The £600,000-plus total has been revealed in response to a query from a member of the public about a rumoured £1m bill for consultants, as reported in last week’s News Post Leader.

It was detailed in a written reply to Kevin Little, of Haltwhistle, after officers and councillors failed to answer his questions about the bill at meetings of the council’s south west and south east area committees on successive evenings.

A couple of days before that reply, council leader Jeff Reid, of Plessey in Blyth, had told the News Post Leader he had no idea how much consultants hired by the authority would cost.

He said: “When you haven’t got expertise to hand, sometimes you’ve got to buy it in, but we are not anywhere near the point where any money has been allocated for anything.

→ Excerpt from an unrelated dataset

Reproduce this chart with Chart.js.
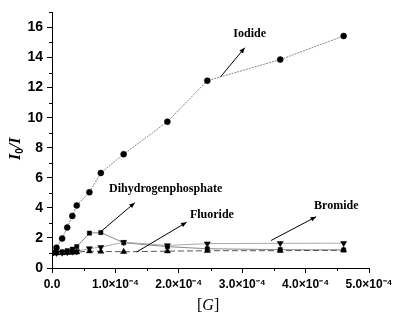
<!DOCTYPE html>
<html>
<head>
<meta charset="utf-8">
<script src="https://cdn.jsdelivr.net/npm/chart.js@4/dist/chart.umd.min.js"></script>
<style>
  html, body { margin: 0; padding: 0; background: #fff; }
  #wrap { width: 400px; height: 325px; }
</style>
</head>
<body>
<div id="wrap"><canvas id="chart" width="400" height="325"></canvas></div>
<script>
// Concentración del huésped [G] (M)
const conc = [0, 0.7e-5, 1.6e-5, 2.4e-5, 3.2e-5, 3.9e-5, 5.9e-5, 7.7e-5, 1.13e-4, 1.82e-4, 2.45e-4, 3.6e-4, 4.6e-4];
// I0/I para cada anión
const iodide   = [1.0, 1.35, 1.96, 2.69, 3.46, 4.16, 5.04, 6.32, 7.57, 9.73, 12.46, 13.86, 15.43];
const dihydrogenphosphate = [1.0, 1.02, 1.08, 1.15, 1.25, 1.42, 2.32, 2.36, 1.68, 1.42, 1.28, 1.22, 1.2];
const bromide  = [1.0, 1.0, 1.02, 1.04, 1.08, 1.1, 1.3, 1.38, 1.72, 1.5, 1.62, 1.64, 1.65];
const fluoride = [1.0, 1.0, 1.0, 1.02, 1.03, 1.05, 1.12, 1.1, 1.08, 1.12, 1.15, 1.15, 1.18];

// Etiquetas de los ejes
const xTicks = [0, 1e-4, 2e-4, 3e-4, 4e-4, 5e-4];
const xTickLabels = ['0.0', '1.0×10⁻⁴', '2.0×10⁻⁴', '3.0×10⁻⁴', '4.0×10⁻⁴', '5.0×10⁻⁴'];
const yTicks = [0, 2, 4, 6, 8, 10, 12, 14, 16];

// Anotaciones (texto y flecha) en coordenadas de datos
const notes = [
  { text: 'Iodide', tx: 2.86e-4, ty: 15.56, from: [2.66e-4, 12.72], to: [3.04e-4, 14.65] },
  { text: 'Dihydrogenphosphate', tx: 0.9e-4, ty: 5.26, from: [0.77e-4, 2.42], to: [1.306e-4, 4.34] },
  { text: 'Fluoride', tx: 2.175e-4, ty: 3.54, from: [1.333e-4, 1.06], to: [2.123e-4, 3.04] },
  { text: 'Bromide', tx: 4.134e-4, ty: 4.14, from: [3.455e-4, 1.83], to: [4.166e-4, 3.41] }
];

const pts = ys => conc.map((x, i) => ({ x: x, y: ys[i] }));

// Plugin: ticks menores, títulos de ejes y anotaciones
const extras = {
  id: 'extras',
  afterDraw(chart) {
    const c = chart.ctx, xs = chart.scales.x, ys = chart.scales.y;
    const ca = chart.chartArea;
    c.save();
    c.strokeStyle = '#000';
    c.lineWidth = 1;
    // ticks menores
    c.beginPath();
    for (let v = 1; v <= 17; v += 2) {
      const py = Math.round(ys.getPixelForValue(v)) + 0.5;
      c.moveTo(ca.left - 3, py); c.lineTo(ca.left, py);
    }
    for (let v = 0.5e-4; v < 5e-4; v += 1e-4) {
      const px = Math.round(xs.getPixelForValue(v)) + 0.5;
      c.moveTo(px, ca.bottom); c.lineTo(px, ca.bottom + 3);
    }
    c.stroke();

    // título eje Y: I0/I
    c.fillStyle = '#000';
    c.save();
    c.translate(16, 146);
    c.rotate(-Math.PI / 2);
    c.font = 'italic bold 16px "Liberation Serif"';
    c.textBaseline = 'middle';
    c.textAlign = 'left';
    let w = 0;
    c.fillText('I', -14, 0); w = c.measureText('I').width;
    c.font = 'bold 10px "Liberation Sans"';
    c.fillText('0', -14 + w, 4); w += c.measureText('0').width;
    c.font = 'italic bold 16px "Liberation Serif"';
    c.fillText('/I', -14 + w, 0);
    c.restore();

    // título eje X: [G]
    c.font = '16px "Liberation Serif"';
    c.textBaseline = 'middle';
    c.textAlign = 'left';
    const bx = 197, by = 306;
    c.fillText('[', bx, by);
    let bw = c.measureText('[').width;
    c.font = 'italic 16px "Liberation Serif"';
    c.fillText('G', bx + bw, by);
    bw += c.measureText('G').width;
    c.font = '16px "Liberation Serif"';
    c.fillText(']', bx + bw, by);

    // anotaciones
    c.font = 'bold 12px "Liberation Serif"';
    c.textBaseline = 'middle';
    c.textAlign = 'left';
    notes.forEach(n => {
      c.fillText(n.text, xs.getPixelForValue(n.tx), ys.getPixelForValue(n.ty));
      const x1 = xs.getPixelForValue(n.from[0]), y1 = ys.getPixelForValue(n.from[1]);
      const x2 = xs.getPixelForValue(n.to[0]), y2 = ys.getPixelForValue(n.to[1]);
      c.beginPath(); c.moveTo(x1, y1); c.lineTo(x2, y2); c.stroke();
      const a = Math.atan2(y2 - y1, x2 - x1);
      c.beginPath();
      c.moveTo(x2, y2);
      c.lineTo(x2 - 6 * Math.cos(a - 0.4), y2 - 6 * Math.sin(a - 0.4));
      c.lineTo(x2 - 6 * Math.cos(a + 0.4), y2 - 6 * Math.sin(a + 0.4));
      c.closePath(); c.fill();
    });
    c.restore();
  }
};

new Chart(document.getElementById('chart'), {
  type: 'line',
  data: {
    datasets: [
      { label: 'Fluoride', data: pts(fluoride), borderColor: '#555', borderWidth: 1, borderDash: [6, 3],
        pointStyle: 'triangle', pointRadius: 3.5, pointBorderWidth: 0.5, backgroundColor: '#000', pointBorderColor: '#000' },
      { label: 'Bromide', data: pts(bromide), borderColor: '#aaa', borderWidth: 1,
        pointStyle: 'triangle', pointRotation: 180, pointRadius: 3.5, pointBorderWidth: 0.5, backgroundColor: '#000', pointBorderColor: '#000' },
      { label: 'Dihydrogenphosphate', data: pts(dihydrogenphosphate), borderColor: '#888', borderWidth: 1,
        pointStyle: 'rect', pointRadius: 3, pointBorderWidth: 0.5, backgroundColor: '#000', pointBorderColor: '#000' },
      { label: 'Iodide', data: pts(iodide), borderColor: '#888', borderWidth: 1, borderDash: [2, 1],
        pointStyle: 'circle', pointRadius: 3, pointBorderWidth: 0.5, backgroundColor: '#000', pointBorderColor: '#000' }
    ]
  },
  options: {
    responsive: false,
    animation: false,
    layout: { padding: { top: 10, right: 31, left: 0, bottom: 0 } },
    plugins: { legend: { display: false }, tooltip: { enabled: false } },
    scales: {
      x: {
        type: 'linear', min: 0, max: 5e-4,
        afterBuildTicks: s => { s.ticks = xTicks.map(v => ({ value: v })); },
        afterFit: s => { s.height = 57; },
        border: { color: '#000', width: 1 },
        grid: { drawOnChartArea: false, tickLength: 5, color: '#000' },
        ticks: {
          color: '#000', padding: 4, maxRotation: 0, autoSkip: false,
          font: { family: 'Liberation Sans', size: 12, weight: 'bold' },
          callback: (v, i) => xTickLabels[i]
        }
      },
      y: {
        type: 'linear', min: 0, max: 17,
        afterBuildTicks: s => { s.ticks = yTicks.map(v => ({ value: v })); },
        afterFit: s => { s.width = 52; },
        border: { color: '#000', width: 1 },
        grid: { drawOnChartArea: false, tickLength: 5, color: '#000' },
        ticks: {
          color: '#000', padding: 4,
          font: { family: 'Liberation Sans', size: 14, weight: 'bold' }
        }
      }
    }
  },
  plugins: [extras]
});
</script>
</body>
</html>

“What you have got to remember is that the council is a half-billion-pound organisation, so when you want to do things it’s going to cost money.

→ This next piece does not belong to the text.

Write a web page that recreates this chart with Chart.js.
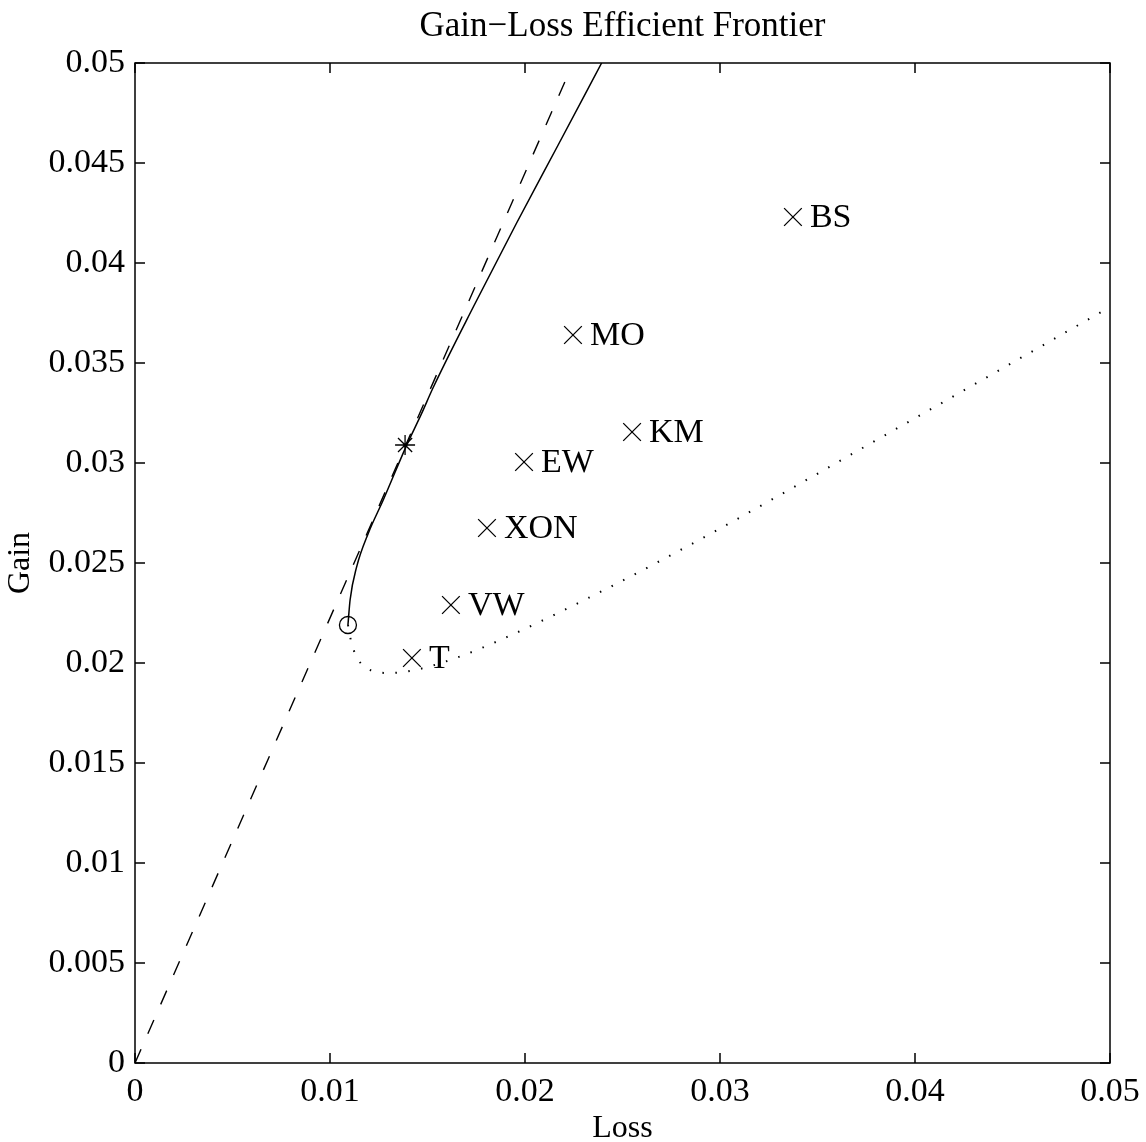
<!DOCTYPE html>
<html>
<head>
<meta charset="utf-8">
<script src="https://cdn.jsdelivr.net/npm/chart.js@4.4.0/dist/chart.umd.min.js"></script>
<style>
  html, body { margin: 0; padding: 0; background: #fff; }
  #wrap { width: 1146px; height: 1142px; }
</style>
</head>
<body>
<div id="wrap"><canvas id="frontier" width="1146" height="1142"></canvas></div>
<script>
// axis ticks
const lossTicks = [0, 0.01, 0.02, 0.03, 0.04, 0.05];
const gainTicks = [0, 0.005, 0.01, 0.015, 0.02, 0.025, 0.03, 0.035, 0.04, 0.045, 0.05];

// efficient (upper) frontier, solid
const frontierLoss = [0.01092, 0.01103, 0.01137, 0.01196, 0.01273, 0.0139, 0.0147, 0.01528, 0.0174, 0.01957, 0.0217, 0.02393];
const frontierGain = [0.0219, 0.02315, 0.02482, 0.02648, 0.02815, 0.03082, 0.03248, 0.03375, 0.0379, 0.042, 0.0459, 0.05];

// inefficient (lower) branch, dotted
const lowerLoss = [0.01092, 0.01113, 0.01179, 0.01308, 0.01436, 0.01631, 0.0188, 0.02422, 0.02954, 0.03938, 0.05];
const lowerGain = [0.0219, 0.0209, 0.0198, 0.0195, 0.01965, 0.0202, 0.02118, 0.02373, 0.02648, 0.0319, 0.0378];

// tangent line from origin, dashed
const tangentLoss = [0, 0.0222];
const tangentGain = [0, 0.0494];

// single assets
const assetNames = ['T', 'VW', 'XON', 'EW', 'MO', 'KM', 'BS'];
const assetLoss = [0.0142, 0.0162, 0.01805, 0.01995, 0.02246, 0.02549, 0.03374];
const assetGain = [0.02025, 0.0229, 0.02675, 0.03005, 0.0364, 0.03155, 0.0423];

// tangency portfolio (*) and minimum loss portfolio (o)
const tangencyPoint = [0.01385, 0.0309];
const minLossPoint = [0.01092, 0.0219];

const FONT = "'Liberation Serif', 'Times New Roman', serif";

function pts(xs, ys) {
  return xs.map((x, i) => ({ x: x, y: ys[i] }));
}

// box round the plot with inward tick marks on all four sides
const boxTicks = {
  id: 'boxTicks',
  afterDatasetsDraw(chart) {
    const ctx = chart.ctx;
    const a = chart.chartArea;
    const sx = chart.scales.x, sy = chart.scales.y;
    const len = 10;
    ctx.save();
    ctx.strokeStyle = '#000';
    ctx.lineWidth = 1.5;
    ctx.strokeRect(a.left, a.top, a.right - a.left, a.bottom - a.top);
    ctx.beginPath();
    lossTicks.forEach(v => {
      const px = sx.getPixelForValue(v);
      ctx.moveTo(px, a.bottom); ctx.lineTo(px, a.bottom - len);
      ctx.moveTo(px, a.top);    ctx.lineTo(px, a.top + len);
    });
    gainTicks.forEach(v => {
      const py = sy.getPixelForValue(v);
      ctx.moveTo(a.left, py);  ctx.lineTo(a.left + len, py);
      ctx.moveTo(a.right, py); ctx.lineTo(a.right - len, py);
    });
    ctx.stroke();
    ctx.restore();
  }
};

// asset names next to their markers
const assetLabels = {
  id: 'assetLabels',
  afterDatasetsDraw(chart) {
    const ctx = chart.ctx;
    const sx = chart.scales.x, sy = chart.scales.y;
    ctx.save();
    ctx.fillStyle = '#000';
    ctx.font = '34px ' + FONT;
    ctx.textAlign = 'left';
    ctx.textBaseline = 'middle';
    assetNames.forEach((name, i) => {
      ctx.fillText(name, sx.getPixelForValue(assetLoss[i]) + 17, sy.getPixelForValue(assetGain[i]) + 1);
    });
    ctx.restore();
  }
};

new Chart(document.getElementById('frontier'), {
  type: 'scatter',
  data: {
    datasets: [
      {
        label: 'tangent',
        data: pts(tangentLoss, tangentGain),
        showLine: true,
        borderColor: '#000',
        borderWidth: 1.4,
        borderDash: [15, 17],
        pointRadius: 0
      },
      {
        label: 'frontier',
        data: pts(frontierLoss, frontierGain),
        showLine: true,
        borderColor: '#000',
        borderWidth: 1.5,
        cubicInterpolationMode: 'monotone',
        pointRadius: 0
      },
      {
        label: 'lower',
        data: pts(lowerLoss, lowerGain),
        showLine: true,
        borderColor: '#000',
        borderWidth: 2,
        borderDash: [1.5, 11.5],
        cubicInterpolationMode: 'monotone',
        pointRadius: 0
      },
      {
        label: 'assets',
        data: pts(assetLoss, assetGain),
        pointStyle: 'crossRot',
        pointRadius: 12.5,
        borderColor: '#000',
        borderWidth: 1.3
      },
      {
        label: 'tangency',
        data: [{ x: tangencyPoint[0], y: tangencyPoint[1] }],
        pointStyle: 'star',
        pointRadius: 10,
        borderColor: '#000',
        borderWidth: 1.3
      },
      {
        label: 'min loss',
        data: [{ x: minLossPoint[0], y: minLossPoint[1] }],
        pointStyle: 'circle',
        pointRadius: 8.5,
        borderColor: '#000',
        backgroundColor: 'rgba(0,0,0,0)',
        borderWidth: 1.3
      }
    ]
  },
  options: {
    responsive: false,
    animation: false,
    layout: { padding: { top: 0, right: 36, bottom: 0, left: 0 } },
    plugins: {
      legend: { display: false },
      tooltip: { enabled: false },
      title: {
        display: true,
        text: 'Gain\u2212Loss Efficient Frontier',
        color: '#000',
        fullSize: false,
        font: { family: FONT, size: 35, weight: 'normal', lineHeight: 1.2 },
        padding: { top: 6, bottom: 15 }
      }
    },
    scales: {
      x: {
        type: 'linear',
        min: 0, max: 0.05,
        afterBuildTicks: s => { s.ticks = lossTicks.map(v => ({ value: v })); },
        afterFit: s => { s.height = 79; s.paddingLeft = 0; s.paddingRight = 0; },
        grid: { display: false, drawTicks: false },
        border: { display: false },
        ticks: {
          color: '#000',
          padding: 9,
          maxRotation: 0,
          font: { family: FONT, size: 34 },
          callback: v => String(+v.toFixed(3))
        },
        title: {
          display: true,
          text: 'Loss',
          color: '#000',
          padding: 0,
          font: { family: FONT, size: 32, lineHeight: 0.85 }
        }
      },
      y: {
        type: 'linear',
        min: 0, max: 0.05,
        afterBuildTicks: s => { s.ticks = gainTicks.map(v => ({ value: v })); },
        afterFit: s => { s.width = 135; s.paddingTop = 0; s.paddingBottom = 0; },
        grid: { display: false, drawTicks: false },
        border: { display: false },
        ticks: {
          color: '#000',
          padding: 10,
          font: { family: FONT, size: 34 },
          callback: v => String(+v.toFixed(3))
        },
        title: {
          display: true,
          text: 'Gain',
          color: '#000',
          padding: 5,
          font: { family: FONT, size: 32, lineHeight: 1 }
        }
      }
    }
  },
  plugins: [boxTicks, assetLabels]
});
</script>
</body>
</html>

“I have no idea what the figure will be.”

The council told Mr Little it would spend £393,320 on legal and financial advice about privatisation this year and £230,780 next year – a total of £624,100.

It also said it would have to “engage external advice for due diligence purposes, such as legal and technical finance specialists”.

Critics argue that the money would be better spent on council employees’ work because a profit margin must be built into any deal with a private-sector company.

Labour group leader Coun Grant Davey, of Blyth’s Kitty Brewster ward, said: “If this level of expenditure was channelled towards the in-house option, then I’m sure a positive savings plan could be devised that would stop the wholesale sell-off of Northumberland.

“There is a real prospect of service disruption, statutory failures, lack of democratic accountability, and a serious potential that the ill-thought-out proposals will damage confidence in the authority.”

Blyth Valley MP Ronnie Campbell has added his voice to opposition councillors’ calls to halt the privatisation of county council services, warning that any such moves would cost more and be less efficient.

He said: “It shows that local Liberals and Tories are blindly carrying out national policies and failing to stand up for local communities.”